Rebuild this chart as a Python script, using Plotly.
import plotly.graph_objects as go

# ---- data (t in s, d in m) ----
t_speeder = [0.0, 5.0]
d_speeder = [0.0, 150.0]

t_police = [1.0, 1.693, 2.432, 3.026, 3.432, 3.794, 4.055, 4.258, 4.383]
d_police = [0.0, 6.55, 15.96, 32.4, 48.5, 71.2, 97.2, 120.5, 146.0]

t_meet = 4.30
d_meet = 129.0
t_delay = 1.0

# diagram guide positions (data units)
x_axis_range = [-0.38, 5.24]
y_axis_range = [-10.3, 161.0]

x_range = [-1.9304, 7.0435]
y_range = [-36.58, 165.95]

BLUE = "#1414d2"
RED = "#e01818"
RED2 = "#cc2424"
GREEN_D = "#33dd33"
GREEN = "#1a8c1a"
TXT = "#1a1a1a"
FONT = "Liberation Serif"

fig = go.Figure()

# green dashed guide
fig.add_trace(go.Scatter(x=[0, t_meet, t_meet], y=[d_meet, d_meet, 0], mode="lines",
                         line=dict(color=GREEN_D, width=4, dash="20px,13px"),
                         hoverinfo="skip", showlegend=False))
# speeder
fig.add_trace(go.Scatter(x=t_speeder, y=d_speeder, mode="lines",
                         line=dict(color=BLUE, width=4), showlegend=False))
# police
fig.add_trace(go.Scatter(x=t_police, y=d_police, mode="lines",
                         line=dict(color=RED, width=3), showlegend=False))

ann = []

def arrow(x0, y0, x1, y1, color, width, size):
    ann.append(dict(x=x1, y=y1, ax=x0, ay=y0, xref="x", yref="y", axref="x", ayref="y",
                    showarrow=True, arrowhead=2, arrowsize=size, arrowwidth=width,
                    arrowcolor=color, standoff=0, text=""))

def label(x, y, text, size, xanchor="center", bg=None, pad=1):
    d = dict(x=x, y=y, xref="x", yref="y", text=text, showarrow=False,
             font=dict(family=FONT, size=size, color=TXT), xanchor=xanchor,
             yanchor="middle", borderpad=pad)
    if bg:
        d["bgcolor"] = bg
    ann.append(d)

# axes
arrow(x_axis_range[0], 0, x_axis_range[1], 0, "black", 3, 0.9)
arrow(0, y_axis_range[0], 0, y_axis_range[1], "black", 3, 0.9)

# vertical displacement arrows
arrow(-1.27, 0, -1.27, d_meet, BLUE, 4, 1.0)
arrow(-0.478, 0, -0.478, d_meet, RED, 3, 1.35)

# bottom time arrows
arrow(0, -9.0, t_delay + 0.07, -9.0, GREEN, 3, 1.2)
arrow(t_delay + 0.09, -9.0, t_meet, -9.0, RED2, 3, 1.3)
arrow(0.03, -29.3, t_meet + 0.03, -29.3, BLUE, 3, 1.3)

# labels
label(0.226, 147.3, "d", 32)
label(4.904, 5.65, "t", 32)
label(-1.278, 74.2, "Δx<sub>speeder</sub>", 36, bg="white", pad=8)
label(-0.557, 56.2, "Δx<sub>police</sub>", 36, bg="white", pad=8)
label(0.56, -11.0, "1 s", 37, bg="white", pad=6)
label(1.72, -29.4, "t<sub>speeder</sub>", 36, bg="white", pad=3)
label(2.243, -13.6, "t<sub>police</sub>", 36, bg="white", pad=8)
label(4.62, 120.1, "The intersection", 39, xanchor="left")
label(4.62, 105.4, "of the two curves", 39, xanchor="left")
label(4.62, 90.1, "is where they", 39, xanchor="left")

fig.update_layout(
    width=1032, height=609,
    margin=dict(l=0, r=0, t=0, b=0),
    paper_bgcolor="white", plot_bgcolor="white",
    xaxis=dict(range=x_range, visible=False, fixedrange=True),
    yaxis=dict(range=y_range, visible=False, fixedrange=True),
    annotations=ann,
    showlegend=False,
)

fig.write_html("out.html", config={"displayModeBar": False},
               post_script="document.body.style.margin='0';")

**Task brief:**
Quote exactly the first line of the data and every line after it through the one holding "fig = go.Figure()".

**Task response:**
Rebuild this chart as a Python script, using Plotly.
import plotly.graph_objects as go

# ---- data (t in s, d in m) ----
t_speeder = [0.0, 5.0]
d_speeder = [0.0, 150.0]

t_police = [1.0, 1.693, 2.432, 3.026, 3.432, 3.794, 4.055, 4.258, 4.383]
d_police = [0.0, 6.55, 15.96, 32.4, 48.5, 71.2, 97.2, 120.5, 146.0]

t_meet = 4.30
d_meet = 129.0
t_delay = 1.0

# diagram guide positions (data units)
x_axis_range = [-0.38, 5.24]
y_axis_range = [-10.3, 161.0]

x_range = [-1.9304, 7.0435]
y_range = [-36.58, 165.95]

BLUE = "#1414d2"
RED = "#e01818"
RED2 = "#cc2424"
GREEN_D = "#33dd33"
GREEN = "#1a8c1a"
TXT = "#1a1a1a"
FONT = "Liberation Serif"

fig = go.Figure()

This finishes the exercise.